Background: AS-STEMI (A-STEMI with ST elevation limited to V1-V3) is usually conceived as A-STEMI limited to the basal and mid anterior and septal walls, sparing the apex; whereas EA-STEMI (ST elevation extending to leads V4-V6) is considered to extend more apically and distally. However, it was previously reported that AS-STEMI affects mainly the apex and others suggested that AS-STEMI may occur in extensive A-STEMI due to proximal occlusion of a wrapping left anterior descending (LAD) artery leading to cancellation effects of the basal anterior and inferoapical injury vectors.
Methods: The index admission 12-lead electrocardiogram (ECG) and coronary angiogram performed during primary percutaneous coronary intervention were evaluated in 101 consecutive patients (age 60 ±12 years) presenting with A-STEMI. Patients were classified into two groups: 1) AS-STEMI (n=39); 2) EA-STEMI (n=62). On coronary angiography, the length of the LAD and its site of occlusion, and the presence of large diagonal branches proximal to the site of occlusion, or obtuse marginal (OM) or ramus intermedius (RI) branches reaching the apex were identified.
Results: AS-STEMI (82.1%) was seen more often than EA-STEMI (46.8%) in patients with a large OM branch (p=0.0009) and significantly more patients with AS-STEMI had ≥1 branches reaching the apex (84.6% vs. 53.2% p=0.0054). Patients with occlusion proximal to the first septal branch of a wrapping LAD were more likely to have AS-STEMI (35.9%) than EA-STEMI (11.3%) pattern (p=0.0066).

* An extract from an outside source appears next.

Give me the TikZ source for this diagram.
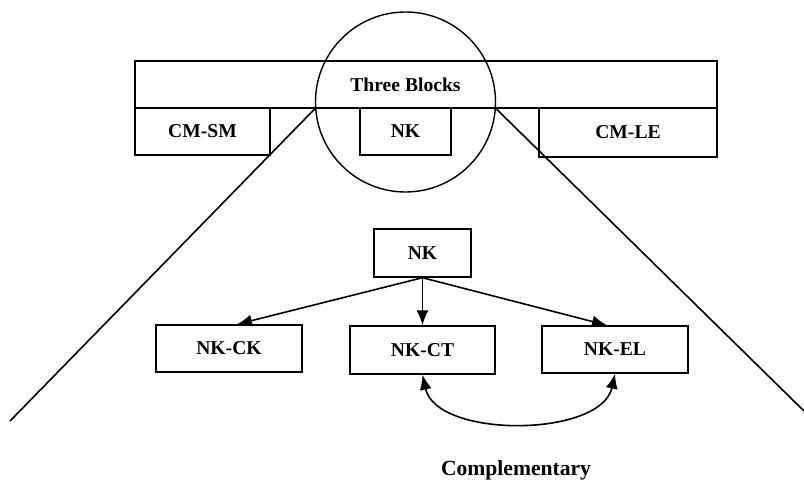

Conclusions: The results of this study suggest two opposing explanations for AS-STEMI pattern. Lack of ST segment elevation in leads V4-V6 during A-STEMI can occur if apical segments are supplied by large diagonal branches proximal to the site of occlusion, or large OM or RI. Alternatively, our findings suggest AS-STEMI pattern can also occur due to a cancellation effect by the injury vector directed anteriorly and superiorly in patients with pre-septal occlusion of a wrapping LAD artery, as the chest leads V1 and V2 oppose V5 and V6.
- © 2010 by American Heart Association, Inc.